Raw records

──────────

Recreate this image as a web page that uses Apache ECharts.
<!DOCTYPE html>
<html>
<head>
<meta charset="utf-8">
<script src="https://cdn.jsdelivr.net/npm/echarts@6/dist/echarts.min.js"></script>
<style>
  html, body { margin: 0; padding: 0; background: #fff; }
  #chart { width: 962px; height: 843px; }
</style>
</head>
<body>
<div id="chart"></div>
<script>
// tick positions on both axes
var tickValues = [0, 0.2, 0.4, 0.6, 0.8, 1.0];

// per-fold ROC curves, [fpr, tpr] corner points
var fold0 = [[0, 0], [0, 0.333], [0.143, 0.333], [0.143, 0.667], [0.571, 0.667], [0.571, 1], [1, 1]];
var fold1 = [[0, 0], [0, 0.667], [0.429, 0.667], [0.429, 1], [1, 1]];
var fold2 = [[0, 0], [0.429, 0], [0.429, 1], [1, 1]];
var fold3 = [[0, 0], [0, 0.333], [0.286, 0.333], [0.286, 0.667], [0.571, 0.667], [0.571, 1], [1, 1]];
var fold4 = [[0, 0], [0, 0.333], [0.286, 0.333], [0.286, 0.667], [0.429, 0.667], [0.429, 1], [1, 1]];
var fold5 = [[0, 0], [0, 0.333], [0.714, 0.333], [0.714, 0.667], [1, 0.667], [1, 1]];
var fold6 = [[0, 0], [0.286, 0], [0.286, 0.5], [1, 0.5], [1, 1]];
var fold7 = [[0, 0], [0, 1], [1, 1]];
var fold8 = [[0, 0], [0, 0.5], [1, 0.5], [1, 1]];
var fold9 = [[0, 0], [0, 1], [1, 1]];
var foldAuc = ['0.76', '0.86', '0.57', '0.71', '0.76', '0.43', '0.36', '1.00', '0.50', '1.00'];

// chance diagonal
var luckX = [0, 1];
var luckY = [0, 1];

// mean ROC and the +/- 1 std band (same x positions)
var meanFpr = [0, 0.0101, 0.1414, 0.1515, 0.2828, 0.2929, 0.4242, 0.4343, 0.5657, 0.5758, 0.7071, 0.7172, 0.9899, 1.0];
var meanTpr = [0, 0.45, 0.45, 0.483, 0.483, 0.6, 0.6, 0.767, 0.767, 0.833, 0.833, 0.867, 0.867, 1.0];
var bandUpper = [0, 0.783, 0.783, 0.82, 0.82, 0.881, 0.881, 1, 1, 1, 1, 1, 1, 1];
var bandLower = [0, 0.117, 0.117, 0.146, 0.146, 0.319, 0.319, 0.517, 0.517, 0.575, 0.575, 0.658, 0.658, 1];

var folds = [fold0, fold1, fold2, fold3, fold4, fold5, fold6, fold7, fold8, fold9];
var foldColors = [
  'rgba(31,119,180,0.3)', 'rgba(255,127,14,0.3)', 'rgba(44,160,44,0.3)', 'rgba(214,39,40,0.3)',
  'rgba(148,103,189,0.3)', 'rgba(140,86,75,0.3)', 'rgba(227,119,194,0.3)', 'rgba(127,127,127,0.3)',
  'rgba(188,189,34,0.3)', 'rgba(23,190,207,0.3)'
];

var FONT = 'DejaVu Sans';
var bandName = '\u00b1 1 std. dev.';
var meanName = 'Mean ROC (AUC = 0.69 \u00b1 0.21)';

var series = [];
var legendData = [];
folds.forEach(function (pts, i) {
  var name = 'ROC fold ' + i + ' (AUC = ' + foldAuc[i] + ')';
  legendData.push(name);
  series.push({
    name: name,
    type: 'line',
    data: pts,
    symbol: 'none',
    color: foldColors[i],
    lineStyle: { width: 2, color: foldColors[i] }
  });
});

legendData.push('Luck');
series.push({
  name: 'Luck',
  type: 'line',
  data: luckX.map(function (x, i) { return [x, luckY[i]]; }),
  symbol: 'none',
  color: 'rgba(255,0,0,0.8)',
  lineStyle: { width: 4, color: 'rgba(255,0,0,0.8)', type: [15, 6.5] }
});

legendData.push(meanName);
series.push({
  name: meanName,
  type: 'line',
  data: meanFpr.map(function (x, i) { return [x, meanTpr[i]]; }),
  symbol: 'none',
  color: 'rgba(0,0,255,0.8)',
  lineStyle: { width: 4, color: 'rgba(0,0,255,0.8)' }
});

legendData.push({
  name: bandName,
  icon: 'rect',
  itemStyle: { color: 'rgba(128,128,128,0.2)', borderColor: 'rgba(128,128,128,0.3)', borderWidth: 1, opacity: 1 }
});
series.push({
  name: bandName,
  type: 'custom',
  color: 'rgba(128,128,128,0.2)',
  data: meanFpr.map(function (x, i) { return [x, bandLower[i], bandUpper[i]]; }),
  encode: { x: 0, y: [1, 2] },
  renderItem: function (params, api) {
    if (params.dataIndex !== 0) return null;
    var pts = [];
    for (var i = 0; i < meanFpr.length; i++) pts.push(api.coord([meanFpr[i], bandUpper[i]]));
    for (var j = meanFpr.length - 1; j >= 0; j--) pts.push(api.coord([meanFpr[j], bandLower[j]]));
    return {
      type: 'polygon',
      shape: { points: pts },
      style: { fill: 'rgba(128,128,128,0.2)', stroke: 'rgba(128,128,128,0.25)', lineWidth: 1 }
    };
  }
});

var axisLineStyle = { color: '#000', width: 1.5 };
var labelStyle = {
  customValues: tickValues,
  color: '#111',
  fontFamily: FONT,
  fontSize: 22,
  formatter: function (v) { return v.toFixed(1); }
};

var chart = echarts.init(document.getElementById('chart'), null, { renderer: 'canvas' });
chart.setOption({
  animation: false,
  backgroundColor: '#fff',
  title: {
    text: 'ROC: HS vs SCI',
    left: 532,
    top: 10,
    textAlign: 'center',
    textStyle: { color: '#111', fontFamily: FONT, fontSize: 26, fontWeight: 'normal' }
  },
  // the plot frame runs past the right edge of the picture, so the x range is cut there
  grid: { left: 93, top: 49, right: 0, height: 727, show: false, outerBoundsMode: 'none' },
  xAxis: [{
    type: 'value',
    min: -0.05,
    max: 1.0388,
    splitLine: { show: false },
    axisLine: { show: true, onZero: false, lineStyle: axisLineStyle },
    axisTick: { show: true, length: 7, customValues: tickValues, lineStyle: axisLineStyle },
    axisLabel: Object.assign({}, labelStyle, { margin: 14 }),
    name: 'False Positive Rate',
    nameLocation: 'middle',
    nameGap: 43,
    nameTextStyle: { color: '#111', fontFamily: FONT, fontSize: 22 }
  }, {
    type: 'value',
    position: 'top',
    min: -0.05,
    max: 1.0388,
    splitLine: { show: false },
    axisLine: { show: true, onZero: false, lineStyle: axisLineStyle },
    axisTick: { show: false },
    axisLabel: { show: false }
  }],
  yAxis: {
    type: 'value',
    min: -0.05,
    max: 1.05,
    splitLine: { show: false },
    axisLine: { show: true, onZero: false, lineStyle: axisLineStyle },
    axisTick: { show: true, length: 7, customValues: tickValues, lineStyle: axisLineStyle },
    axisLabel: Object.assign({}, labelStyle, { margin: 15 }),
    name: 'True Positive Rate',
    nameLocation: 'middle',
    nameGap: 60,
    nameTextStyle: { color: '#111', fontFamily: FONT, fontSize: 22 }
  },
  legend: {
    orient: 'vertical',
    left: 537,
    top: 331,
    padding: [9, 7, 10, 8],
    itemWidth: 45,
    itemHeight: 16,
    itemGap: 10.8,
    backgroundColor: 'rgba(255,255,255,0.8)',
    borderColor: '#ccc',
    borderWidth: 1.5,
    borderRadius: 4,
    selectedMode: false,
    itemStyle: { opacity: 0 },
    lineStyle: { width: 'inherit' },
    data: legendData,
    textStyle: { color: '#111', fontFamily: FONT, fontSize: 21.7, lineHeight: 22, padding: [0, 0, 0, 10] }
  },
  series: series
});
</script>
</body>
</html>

──────────

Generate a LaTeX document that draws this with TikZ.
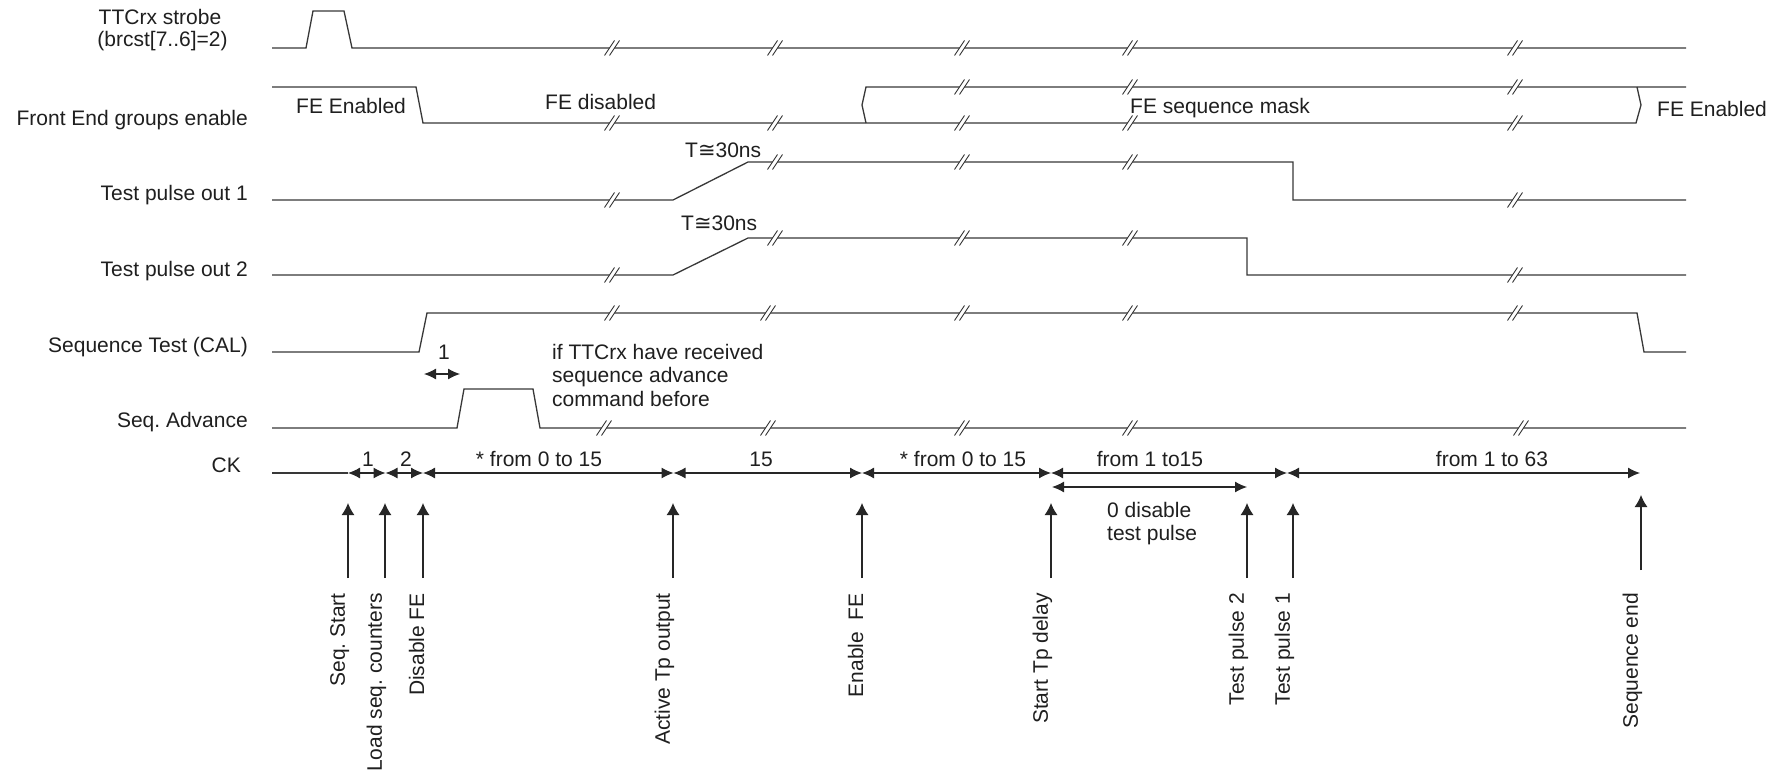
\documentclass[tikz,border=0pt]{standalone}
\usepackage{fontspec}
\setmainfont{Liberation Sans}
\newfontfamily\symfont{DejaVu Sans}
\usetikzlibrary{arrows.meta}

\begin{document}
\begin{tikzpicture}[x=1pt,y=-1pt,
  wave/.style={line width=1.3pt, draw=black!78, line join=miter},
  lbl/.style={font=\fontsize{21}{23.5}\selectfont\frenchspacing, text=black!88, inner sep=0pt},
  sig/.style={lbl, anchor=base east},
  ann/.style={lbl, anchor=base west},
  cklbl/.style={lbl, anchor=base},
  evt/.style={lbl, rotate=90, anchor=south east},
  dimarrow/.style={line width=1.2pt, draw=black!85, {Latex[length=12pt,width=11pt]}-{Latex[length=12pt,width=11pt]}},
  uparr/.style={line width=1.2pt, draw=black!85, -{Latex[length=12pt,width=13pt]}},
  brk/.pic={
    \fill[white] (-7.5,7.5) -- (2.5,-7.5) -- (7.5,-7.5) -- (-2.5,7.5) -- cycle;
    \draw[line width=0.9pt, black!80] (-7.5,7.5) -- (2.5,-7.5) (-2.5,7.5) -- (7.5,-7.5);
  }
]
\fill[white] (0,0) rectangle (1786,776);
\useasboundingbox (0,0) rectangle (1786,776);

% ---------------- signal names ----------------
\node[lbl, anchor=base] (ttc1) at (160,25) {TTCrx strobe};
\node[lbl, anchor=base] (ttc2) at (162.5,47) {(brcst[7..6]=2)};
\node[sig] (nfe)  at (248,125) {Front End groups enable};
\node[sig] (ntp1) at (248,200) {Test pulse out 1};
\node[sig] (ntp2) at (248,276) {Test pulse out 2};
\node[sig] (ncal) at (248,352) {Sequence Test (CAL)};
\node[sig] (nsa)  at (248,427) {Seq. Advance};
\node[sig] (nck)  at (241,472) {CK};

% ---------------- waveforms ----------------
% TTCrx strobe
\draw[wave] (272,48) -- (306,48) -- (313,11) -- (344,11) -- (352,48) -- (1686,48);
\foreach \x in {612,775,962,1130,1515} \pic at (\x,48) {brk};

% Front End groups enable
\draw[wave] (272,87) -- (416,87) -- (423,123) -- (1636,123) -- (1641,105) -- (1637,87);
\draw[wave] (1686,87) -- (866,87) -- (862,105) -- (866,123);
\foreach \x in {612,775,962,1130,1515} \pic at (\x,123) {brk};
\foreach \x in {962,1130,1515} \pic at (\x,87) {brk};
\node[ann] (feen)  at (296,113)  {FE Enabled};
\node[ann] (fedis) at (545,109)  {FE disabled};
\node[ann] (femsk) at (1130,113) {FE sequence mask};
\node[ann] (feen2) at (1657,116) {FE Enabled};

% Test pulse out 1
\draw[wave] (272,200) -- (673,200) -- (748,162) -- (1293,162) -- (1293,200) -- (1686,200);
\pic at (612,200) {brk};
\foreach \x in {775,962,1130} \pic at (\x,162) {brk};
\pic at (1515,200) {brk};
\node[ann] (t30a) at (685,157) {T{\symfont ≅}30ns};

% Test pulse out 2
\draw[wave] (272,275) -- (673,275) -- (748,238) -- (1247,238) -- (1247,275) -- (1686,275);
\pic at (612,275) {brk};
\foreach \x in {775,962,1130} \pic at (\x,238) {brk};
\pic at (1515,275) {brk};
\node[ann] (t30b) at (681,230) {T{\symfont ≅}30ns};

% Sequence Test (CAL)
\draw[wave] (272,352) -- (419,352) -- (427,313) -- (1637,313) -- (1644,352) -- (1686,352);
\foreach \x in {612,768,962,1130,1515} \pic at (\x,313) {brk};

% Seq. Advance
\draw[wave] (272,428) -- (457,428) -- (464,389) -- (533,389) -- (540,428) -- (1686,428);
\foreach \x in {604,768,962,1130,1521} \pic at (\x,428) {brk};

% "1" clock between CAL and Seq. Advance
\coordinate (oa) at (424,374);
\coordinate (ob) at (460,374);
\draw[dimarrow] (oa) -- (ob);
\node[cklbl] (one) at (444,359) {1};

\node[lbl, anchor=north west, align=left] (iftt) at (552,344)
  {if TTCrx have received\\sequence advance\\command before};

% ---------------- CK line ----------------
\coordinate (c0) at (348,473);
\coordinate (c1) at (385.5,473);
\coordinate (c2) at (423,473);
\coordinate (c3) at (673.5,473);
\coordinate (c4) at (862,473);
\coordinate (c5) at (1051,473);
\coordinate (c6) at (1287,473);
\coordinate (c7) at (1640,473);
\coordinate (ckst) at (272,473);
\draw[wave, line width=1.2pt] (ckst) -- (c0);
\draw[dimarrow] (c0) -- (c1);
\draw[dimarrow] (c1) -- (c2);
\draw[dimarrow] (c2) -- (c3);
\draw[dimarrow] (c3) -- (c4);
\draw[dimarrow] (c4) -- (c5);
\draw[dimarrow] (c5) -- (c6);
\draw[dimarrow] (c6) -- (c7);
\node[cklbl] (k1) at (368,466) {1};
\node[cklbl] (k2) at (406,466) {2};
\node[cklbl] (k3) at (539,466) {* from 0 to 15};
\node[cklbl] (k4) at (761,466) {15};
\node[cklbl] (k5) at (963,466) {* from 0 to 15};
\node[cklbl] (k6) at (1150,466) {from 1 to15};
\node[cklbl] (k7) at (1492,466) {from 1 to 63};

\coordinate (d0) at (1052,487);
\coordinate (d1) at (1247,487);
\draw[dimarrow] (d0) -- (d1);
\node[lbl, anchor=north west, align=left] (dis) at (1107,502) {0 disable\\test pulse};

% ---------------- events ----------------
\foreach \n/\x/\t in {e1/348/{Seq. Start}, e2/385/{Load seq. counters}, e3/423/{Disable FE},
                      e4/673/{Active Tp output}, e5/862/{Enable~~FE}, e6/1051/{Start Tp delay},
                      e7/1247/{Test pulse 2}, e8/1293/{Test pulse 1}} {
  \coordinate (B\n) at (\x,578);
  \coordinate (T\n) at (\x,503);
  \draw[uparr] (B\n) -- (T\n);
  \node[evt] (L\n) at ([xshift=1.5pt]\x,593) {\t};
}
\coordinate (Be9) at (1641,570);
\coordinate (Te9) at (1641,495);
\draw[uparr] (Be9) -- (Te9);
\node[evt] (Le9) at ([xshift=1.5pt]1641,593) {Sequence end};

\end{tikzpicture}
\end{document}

──────────

SHORT EXERCISE:
Start with the line that holds "Recreate this image" and finish with the line that holds "var meanName = 'Mean". Transcribe each line in between exactly, and those two as well.

FULL OUTPUT:
Recreate this image as a web page that uses Apache ECharts.
<!DOCTYPE html>
<html>
<head>
<meta charset="utf-8">
<script src="https://cdn.jsdelivr.net/npm/echarts@6/dist/echarts.min.js"></script>
<style>
  html, body { margin: 0; padding: 0; background: #fff; }
  #chart { width: 962px; height: 843px; }
</style>
</head>
<body>
<div id="chart"></div>
<script>
// tick positions on both axes
var tickValues = [0, 0.2, 0.4, 0.6, 0.8, 1.0];

// per-fold ROC curves, [fpr, tpr] corner points
var fold0 = [[0, 0], [0, 0.333], [0.143, 0.333], [0.143, 0.667], [0.571, 0.667], [0.571, 1], [1, 1]];
var fold1 = [[0, 0], [0, 0.667], [0.429, 0.667], [0.429, 1], [1, 1]];
var fold2 = [[0, 0], [0.429, 0], [0.429, 1], [1, 1]];
var fold3 = [[0, 0], [0, 0.333], [0.286, 0.333], [0.286, 0.667], [0.571, 0.667], [0.571, 1], [1, 1]];
var fold4 = [[0, 0], [0, 0.333], [0.286, 0.333], [0.286, 0.667], [0.429, 0.667], [0.429, 1], [1, 1]];
var fold5 = [[0, 0], [0, 0.333], [0.714, 0.333], [0.714, 0.667], [1, 0.667], [1, 1]];
var fold6 = [[0, 0], [0.286, 0], [0.286, 0.5], [1, 0.5], [1, 1]];
var fold7 = [[0, 0], [0, 1], [1, 1]];
var fold8 = [[0, 0], [0, 0.5], [1, 0.5], [1, 1]];
var fold9 = [[0, 0], [0, 1], [1, 1]];
var foldAuc = ['0.76', '0.86', '0.57', '0.71', '0.76', '0.43', '0.36', '1.00', '0.50', '1.00'];

// chance diagonal
var luckX = [0, 1];
var luckY = [0, 1];

// mean ROC and the +/- 1 std band (same x positions)
var meanFpr = [0, 0.0101, 0.1414, 0.1515, 0.2828, 0.2929, 0.4242, 0.4343, 0.5657, 0.5758, 0.7071, 0.7172, 0.9899, 1.0];
var meanTpr = [0, 0.45, 0.45, 0.483, 0.483, 0.6, 0.6, 0.767, 0.767, 0.833, 0.833, 0.867, 0.867, 1.0];
var bandUpper = [0, 0.783, 0.783, 0.82, 0.82, 0.881, 0.881, 1, 1, 1, 1, 1, 1, 1];
var bandLower = [0, 0.117, 0.117, 0.146, 0.146, 0.319, 0.319, 0.517, 0.517, 0.575, 0.575, 0.658, 0.658, 1];

var folds = [fold0, fold1, fold2, fold3, fold4, fold5, fold6, fold7, fold8, fold9];
var foldColors = [
  'rgba(31,119,180,0.3)', 'rgba(255,127,14,0.3)', 'rgba(44,160,44,0.3)', 'rgba(214,39,40,0.3)',
  'rgba(148,103,189,0.3)', 'rgba(140,86,75,0.3)', 'rgba(227,119,194,0.3)', 'rgba(127,127,127,0.3)',
  'rgba(188,189,34,0.3)', 'rgba(23,190,207,0.3)'
];

var FONT = 'DejaVu Sans';
var bandName = '\u00b1 1 std. dev.';
var meanName = 'Mean ROC (AUC = 0.69 \u00b1 0.21)';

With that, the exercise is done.